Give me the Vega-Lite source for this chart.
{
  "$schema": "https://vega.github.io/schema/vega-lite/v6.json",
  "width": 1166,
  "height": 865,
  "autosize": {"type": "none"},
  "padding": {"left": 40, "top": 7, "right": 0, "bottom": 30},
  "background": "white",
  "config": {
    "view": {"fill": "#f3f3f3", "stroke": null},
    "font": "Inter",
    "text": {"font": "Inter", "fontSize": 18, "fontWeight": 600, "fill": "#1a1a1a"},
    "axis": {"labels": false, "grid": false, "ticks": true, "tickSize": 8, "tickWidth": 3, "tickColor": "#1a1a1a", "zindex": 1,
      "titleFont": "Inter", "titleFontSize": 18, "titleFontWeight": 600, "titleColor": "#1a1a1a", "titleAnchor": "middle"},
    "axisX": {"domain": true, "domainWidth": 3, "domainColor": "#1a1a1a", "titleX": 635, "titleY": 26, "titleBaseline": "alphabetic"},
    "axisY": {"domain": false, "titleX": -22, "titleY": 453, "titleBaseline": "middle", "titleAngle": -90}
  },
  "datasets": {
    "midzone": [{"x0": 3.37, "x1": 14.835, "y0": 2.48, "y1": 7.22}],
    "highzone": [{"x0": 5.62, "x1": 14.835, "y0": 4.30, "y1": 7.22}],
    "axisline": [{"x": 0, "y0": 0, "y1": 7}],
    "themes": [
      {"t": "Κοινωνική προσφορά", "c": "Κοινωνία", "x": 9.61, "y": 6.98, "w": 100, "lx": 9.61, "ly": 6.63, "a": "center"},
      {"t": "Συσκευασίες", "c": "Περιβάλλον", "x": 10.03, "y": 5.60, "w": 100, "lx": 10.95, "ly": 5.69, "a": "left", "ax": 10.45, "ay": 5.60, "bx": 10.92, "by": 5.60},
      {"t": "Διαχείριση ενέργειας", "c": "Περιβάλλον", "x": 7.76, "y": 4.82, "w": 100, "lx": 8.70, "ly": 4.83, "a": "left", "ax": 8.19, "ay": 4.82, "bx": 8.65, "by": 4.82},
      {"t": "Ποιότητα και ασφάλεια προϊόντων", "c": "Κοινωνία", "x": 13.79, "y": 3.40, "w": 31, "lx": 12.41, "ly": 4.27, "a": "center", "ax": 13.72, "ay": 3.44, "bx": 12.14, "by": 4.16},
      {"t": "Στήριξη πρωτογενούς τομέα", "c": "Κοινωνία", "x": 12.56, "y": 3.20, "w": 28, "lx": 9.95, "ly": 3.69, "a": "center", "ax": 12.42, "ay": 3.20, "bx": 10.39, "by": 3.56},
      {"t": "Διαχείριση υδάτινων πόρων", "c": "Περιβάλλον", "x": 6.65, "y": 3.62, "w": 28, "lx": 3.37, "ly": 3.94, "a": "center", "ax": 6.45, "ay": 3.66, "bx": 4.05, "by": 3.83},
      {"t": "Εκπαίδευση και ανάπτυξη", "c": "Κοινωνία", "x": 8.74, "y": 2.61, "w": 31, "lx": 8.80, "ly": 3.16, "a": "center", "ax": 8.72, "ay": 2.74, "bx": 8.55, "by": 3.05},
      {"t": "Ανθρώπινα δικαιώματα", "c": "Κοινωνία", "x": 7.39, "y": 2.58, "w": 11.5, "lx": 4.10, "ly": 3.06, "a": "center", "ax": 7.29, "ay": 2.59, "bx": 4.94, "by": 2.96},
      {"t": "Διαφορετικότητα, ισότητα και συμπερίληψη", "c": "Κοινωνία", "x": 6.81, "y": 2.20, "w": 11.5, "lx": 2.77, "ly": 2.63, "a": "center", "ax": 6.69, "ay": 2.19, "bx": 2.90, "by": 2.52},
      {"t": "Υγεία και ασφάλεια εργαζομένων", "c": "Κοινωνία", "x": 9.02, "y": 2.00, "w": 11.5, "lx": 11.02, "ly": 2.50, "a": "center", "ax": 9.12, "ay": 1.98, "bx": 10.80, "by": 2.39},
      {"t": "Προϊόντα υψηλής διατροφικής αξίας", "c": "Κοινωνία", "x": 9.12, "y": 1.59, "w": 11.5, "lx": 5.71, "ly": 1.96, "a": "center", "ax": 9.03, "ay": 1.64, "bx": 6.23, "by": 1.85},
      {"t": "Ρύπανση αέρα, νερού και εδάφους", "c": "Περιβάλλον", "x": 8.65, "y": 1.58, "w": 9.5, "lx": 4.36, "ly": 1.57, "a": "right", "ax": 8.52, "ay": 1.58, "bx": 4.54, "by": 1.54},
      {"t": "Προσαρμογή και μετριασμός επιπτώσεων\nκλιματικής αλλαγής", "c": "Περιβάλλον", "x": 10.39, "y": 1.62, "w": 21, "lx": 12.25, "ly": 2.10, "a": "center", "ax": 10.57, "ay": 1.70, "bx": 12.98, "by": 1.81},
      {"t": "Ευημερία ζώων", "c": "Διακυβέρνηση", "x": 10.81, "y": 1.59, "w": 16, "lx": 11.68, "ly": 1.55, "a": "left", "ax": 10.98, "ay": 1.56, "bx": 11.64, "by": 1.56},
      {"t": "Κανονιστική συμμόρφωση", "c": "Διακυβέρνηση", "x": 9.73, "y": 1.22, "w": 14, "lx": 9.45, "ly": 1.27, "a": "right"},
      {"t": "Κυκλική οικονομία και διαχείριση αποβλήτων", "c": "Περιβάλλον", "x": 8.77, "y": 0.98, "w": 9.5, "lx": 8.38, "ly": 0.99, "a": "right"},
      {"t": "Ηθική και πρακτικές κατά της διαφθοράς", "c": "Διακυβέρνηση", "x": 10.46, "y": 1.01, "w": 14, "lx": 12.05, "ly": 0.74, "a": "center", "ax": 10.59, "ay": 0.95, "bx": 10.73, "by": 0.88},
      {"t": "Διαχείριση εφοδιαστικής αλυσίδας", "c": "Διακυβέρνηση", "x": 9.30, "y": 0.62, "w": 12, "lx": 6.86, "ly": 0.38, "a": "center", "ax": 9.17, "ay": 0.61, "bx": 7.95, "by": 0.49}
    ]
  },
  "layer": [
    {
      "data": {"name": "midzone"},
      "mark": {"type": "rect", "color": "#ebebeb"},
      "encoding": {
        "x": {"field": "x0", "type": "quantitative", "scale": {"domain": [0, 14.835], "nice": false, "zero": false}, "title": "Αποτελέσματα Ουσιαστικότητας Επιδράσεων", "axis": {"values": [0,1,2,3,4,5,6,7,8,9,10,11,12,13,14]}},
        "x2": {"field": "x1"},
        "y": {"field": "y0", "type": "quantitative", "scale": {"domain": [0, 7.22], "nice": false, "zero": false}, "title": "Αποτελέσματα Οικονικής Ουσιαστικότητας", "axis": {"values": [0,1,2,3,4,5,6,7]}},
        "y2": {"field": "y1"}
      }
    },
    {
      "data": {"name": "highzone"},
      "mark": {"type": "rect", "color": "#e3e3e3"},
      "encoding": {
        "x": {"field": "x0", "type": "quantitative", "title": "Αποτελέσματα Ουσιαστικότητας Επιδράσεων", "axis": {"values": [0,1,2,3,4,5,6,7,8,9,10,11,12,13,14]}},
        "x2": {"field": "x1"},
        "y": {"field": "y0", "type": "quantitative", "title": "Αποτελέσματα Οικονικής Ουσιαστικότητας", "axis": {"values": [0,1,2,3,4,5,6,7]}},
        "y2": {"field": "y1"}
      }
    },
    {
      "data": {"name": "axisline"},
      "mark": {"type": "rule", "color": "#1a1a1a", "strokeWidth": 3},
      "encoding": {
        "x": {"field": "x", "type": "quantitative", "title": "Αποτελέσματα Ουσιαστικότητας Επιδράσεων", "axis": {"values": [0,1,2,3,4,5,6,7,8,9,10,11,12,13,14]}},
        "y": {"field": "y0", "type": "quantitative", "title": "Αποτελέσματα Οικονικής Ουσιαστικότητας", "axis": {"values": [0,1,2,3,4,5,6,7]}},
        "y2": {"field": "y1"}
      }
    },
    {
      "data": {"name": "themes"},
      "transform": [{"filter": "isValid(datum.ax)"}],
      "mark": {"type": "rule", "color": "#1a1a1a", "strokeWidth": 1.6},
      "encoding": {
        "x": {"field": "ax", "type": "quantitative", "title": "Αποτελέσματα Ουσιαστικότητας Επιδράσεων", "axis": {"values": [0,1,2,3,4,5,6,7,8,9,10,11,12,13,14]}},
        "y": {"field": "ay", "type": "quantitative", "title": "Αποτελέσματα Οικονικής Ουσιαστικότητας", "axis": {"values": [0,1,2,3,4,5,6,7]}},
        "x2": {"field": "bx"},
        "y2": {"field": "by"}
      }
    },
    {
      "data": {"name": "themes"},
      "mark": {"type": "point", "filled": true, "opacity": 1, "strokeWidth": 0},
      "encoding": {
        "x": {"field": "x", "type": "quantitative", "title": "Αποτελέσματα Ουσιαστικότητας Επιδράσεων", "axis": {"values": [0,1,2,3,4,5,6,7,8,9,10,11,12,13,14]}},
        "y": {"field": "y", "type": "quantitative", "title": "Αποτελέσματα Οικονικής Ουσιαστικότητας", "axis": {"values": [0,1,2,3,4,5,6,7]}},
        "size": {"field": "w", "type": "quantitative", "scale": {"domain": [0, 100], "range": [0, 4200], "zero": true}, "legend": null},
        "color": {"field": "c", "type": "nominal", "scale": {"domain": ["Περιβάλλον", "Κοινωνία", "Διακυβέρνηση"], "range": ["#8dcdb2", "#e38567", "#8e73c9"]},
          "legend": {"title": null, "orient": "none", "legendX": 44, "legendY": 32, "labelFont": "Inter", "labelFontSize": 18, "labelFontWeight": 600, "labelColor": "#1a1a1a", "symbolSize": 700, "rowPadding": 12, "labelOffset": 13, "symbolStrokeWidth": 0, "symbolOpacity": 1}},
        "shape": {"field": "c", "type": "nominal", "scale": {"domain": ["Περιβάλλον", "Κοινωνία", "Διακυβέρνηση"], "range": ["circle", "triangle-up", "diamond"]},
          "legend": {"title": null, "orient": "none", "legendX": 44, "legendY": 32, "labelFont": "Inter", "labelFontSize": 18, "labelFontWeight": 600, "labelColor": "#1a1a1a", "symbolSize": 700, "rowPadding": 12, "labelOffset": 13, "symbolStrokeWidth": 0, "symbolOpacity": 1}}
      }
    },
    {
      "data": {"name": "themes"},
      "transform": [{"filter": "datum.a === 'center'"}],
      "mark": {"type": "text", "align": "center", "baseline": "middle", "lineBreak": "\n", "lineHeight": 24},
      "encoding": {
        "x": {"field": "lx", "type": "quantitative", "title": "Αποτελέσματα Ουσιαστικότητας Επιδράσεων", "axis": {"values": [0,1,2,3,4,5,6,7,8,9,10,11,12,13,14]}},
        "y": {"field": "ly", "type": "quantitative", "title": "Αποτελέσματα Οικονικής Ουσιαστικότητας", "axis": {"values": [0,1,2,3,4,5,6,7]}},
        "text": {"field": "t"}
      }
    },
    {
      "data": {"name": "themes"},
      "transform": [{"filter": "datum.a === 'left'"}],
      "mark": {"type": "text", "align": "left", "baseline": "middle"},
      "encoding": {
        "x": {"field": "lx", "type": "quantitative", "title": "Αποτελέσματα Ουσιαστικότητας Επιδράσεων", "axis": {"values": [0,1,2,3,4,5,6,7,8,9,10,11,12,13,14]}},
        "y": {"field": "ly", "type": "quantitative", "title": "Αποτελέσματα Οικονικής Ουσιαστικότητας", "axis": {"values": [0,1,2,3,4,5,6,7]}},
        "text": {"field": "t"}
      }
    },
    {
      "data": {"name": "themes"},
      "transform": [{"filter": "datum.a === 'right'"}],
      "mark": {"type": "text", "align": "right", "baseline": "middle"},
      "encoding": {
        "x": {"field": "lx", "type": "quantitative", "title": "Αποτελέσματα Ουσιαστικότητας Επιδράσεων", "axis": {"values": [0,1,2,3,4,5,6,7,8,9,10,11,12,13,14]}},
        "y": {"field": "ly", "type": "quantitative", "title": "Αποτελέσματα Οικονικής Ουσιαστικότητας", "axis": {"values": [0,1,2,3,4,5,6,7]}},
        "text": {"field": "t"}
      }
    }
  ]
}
---
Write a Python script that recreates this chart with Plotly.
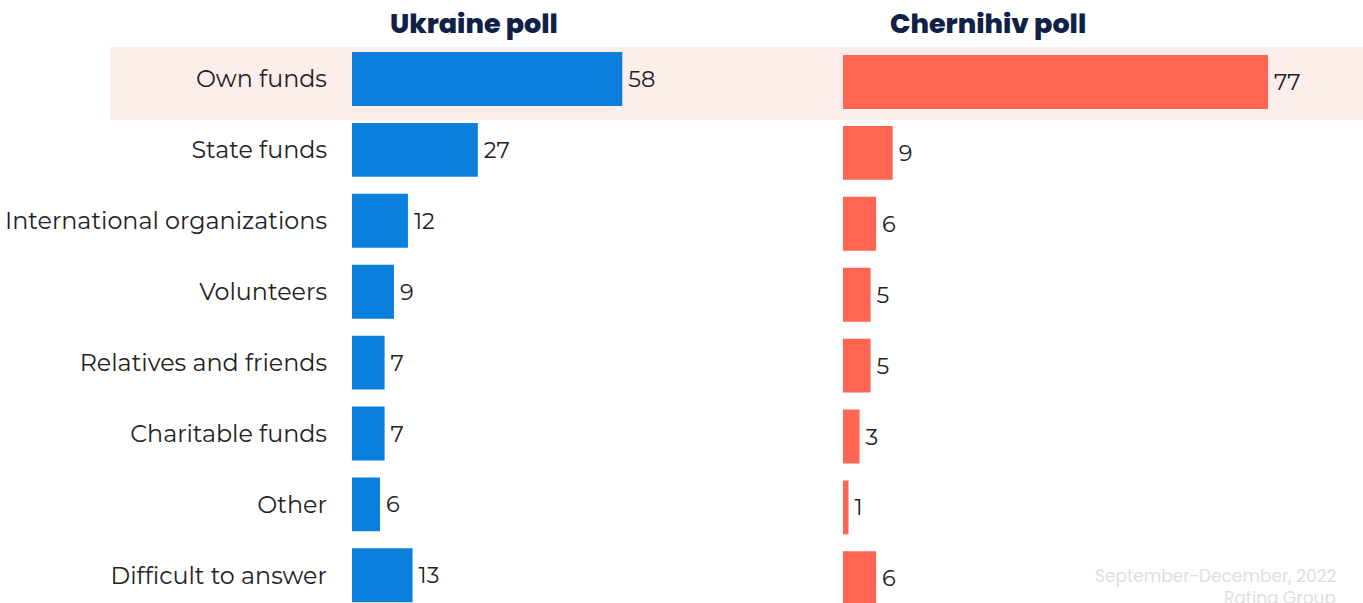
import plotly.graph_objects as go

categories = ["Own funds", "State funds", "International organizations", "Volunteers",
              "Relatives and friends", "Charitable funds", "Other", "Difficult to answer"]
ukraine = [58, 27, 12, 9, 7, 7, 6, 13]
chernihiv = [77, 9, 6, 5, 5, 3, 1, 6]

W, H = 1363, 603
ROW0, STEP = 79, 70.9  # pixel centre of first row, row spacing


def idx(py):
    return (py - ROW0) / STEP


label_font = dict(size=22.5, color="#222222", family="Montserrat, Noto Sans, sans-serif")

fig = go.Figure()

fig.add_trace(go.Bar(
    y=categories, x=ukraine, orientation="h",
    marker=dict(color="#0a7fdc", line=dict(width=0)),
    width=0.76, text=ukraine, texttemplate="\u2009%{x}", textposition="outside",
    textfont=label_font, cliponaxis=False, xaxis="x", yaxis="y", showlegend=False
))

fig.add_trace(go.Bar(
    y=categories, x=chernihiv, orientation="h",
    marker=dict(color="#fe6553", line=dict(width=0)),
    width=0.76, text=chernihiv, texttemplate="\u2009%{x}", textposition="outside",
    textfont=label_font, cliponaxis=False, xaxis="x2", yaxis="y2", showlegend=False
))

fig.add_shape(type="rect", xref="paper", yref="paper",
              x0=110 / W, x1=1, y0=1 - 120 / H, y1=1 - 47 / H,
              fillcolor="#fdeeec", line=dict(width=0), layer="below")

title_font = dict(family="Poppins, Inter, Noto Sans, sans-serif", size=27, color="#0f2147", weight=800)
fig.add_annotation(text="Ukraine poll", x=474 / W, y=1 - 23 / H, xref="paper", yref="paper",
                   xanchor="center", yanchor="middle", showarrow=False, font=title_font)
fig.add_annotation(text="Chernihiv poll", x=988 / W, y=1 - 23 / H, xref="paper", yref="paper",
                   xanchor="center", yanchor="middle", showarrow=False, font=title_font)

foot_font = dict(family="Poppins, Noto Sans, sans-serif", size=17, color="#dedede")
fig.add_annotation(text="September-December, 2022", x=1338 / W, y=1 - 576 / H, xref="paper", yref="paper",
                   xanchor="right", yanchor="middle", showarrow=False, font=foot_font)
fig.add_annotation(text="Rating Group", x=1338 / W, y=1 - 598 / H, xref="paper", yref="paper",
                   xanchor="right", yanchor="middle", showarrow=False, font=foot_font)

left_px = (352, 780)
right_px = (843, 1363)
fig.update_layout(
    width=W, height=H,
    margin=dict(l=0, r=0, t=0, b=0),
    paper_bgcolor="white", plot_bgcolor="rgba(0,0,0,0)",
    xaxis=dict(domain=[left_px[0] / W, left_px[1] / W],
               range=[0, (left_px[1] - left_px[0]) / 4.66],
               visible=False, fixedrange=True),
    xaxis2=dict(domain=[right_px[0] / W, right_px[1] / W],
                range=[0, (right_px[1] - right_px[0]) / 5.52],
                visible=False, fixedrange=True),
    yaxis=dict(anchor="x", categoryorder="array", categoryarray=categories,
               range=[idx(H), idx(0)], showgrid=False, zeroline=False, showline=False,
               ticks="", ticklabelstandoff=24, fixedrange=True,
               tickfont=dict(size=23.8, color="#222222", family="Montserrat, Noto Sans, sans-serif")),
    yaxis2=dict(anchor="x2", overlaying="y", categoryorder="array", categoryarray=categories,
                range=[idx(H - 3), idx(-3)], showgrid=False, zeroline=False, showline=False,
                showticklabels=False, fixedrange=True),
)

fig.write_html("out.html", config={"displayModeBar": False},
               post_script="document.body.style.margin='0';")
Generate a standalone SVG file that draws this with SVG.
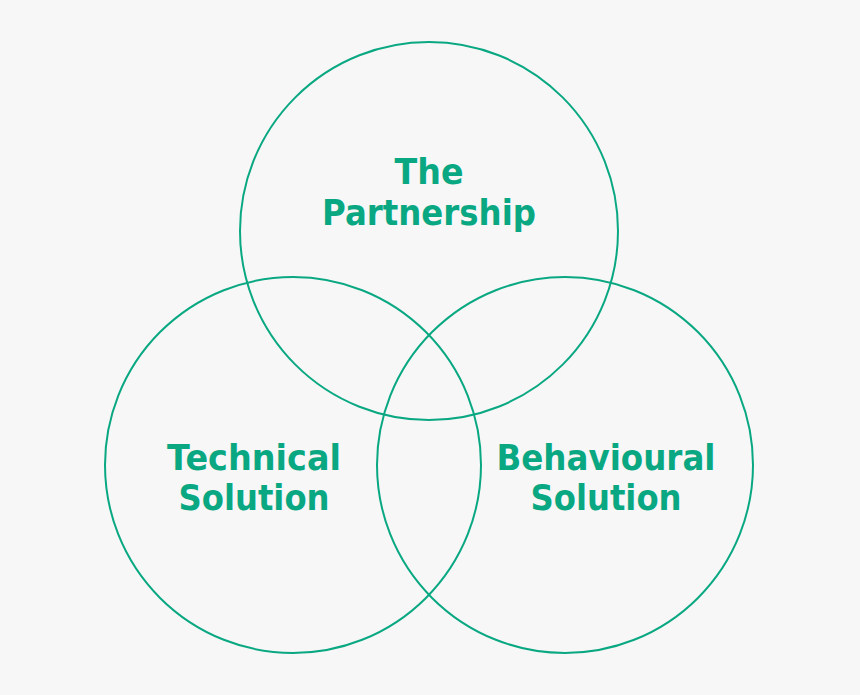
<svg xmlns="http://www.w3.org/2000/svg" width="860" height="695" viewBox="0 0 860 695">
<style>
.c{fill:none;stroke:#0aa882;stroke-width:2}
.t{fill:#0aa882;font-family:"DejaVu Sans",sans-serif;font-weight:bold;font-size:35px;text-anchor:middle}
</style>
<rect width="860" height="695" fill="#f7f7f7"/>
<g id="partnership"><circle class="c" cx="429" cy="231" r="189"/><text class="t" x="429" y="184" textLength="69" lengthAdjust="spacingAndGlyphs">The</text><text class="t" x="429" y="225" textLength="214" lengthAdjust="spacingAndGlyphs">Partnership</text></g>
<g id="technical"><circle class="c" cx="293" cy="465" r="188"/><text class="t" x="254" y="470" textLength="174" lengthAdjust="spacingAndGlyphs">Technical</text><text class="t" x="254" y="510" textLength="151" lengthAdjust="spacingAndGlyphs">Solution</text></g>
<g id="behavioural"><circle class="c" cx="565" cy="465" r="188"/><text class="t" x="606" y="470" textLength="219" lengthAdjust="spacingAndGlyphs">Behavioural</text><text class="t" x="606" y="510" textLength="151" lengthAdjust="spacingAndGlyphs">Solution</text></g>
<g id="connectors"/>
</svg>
* * *
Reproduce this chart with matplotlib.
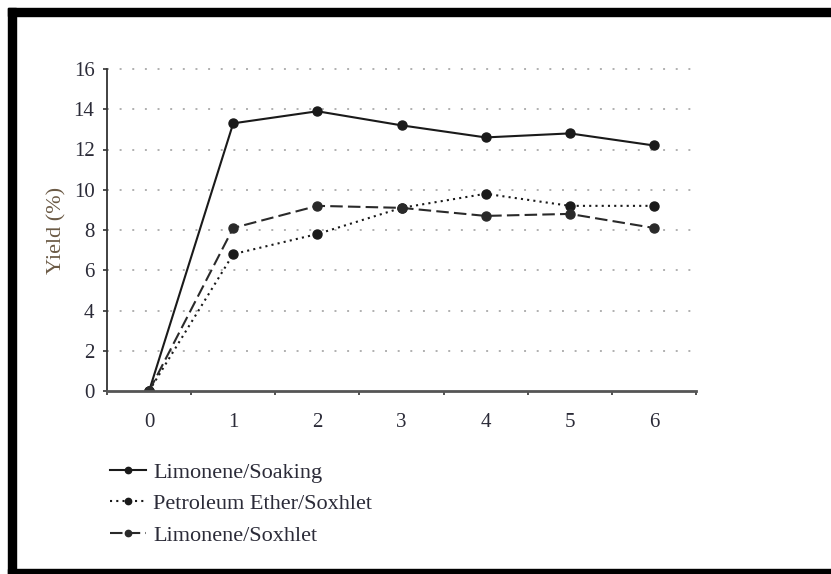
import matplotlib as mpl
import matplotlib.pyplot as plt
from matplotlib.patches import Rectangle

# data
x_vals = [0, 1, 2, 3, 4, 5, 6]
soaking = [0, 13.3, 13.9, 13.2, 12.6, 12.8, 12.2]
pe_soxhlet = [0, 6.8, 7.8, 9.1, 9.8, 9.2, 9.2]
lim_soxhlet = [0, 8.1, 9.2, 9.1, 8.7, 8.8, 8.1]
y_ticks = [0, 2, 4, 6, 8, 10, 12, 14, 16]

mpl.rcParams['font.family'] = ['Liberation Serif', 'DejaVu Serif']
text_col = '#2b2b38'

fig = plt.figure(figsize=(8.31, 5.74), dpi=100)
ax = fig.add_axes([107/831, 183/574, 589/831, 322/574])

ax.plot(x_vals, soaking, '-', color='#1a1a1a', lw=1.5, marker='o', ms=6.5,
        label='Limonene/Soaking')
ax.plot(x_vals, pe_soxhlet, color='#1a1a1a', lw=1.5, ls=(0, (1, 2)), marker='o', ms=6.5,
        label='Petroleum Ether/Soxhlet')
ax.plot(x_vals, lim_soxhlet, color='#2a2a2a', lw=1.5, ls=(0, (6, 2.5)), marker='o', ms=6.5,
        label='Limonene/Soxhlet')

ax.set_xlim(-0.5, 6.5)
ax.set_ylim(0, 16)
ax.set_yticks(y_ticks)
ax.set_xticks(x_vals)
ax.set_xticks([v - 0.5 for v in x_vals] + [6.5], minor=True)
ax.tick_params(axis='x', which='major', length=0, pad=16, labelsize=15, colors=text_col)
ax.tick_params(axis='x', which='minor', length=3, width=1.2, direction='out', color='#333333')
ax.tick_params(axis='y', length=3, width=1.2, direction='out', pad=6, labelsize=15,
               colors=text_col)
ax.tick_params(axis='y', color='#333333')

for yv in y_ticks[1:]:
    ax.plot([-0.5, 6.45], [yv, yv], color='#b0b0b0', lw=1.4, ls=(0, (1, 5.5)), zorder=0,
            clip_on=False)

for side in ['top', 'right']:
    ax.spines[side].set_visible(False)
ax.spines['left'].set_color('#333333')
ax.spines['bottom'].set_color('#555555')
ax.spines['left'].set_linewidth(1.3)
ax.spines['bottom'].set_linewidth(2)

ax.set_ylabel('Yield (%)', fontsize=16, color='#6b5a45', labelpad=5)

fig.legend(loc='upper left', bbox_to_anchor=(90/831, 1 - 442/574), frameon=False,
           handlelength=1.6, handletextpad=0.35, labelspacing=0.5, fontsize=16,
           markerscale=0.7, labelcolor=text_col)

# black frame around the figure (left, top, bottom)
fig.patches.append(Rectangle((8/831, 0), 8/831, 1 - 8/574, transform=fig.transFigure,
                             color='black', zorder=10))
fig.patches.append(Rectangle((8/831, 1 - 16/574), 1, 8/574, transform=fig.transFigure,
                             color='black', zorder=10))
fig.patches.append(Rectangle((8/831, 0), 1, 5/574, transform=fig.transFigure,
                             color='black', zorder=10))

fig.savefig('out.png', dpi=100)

§ EXERCISE DESCRIPTION
Nothing but the lines from the one with "Write a Python" through the one with "import plotly.graph_objects as go" is to be copied, exactly and ends included. Leave pictures out.

§ PROBLEM SOLUTION
Write a Python script that recreates this chart with Plotly.
import plotly.graph_objects as go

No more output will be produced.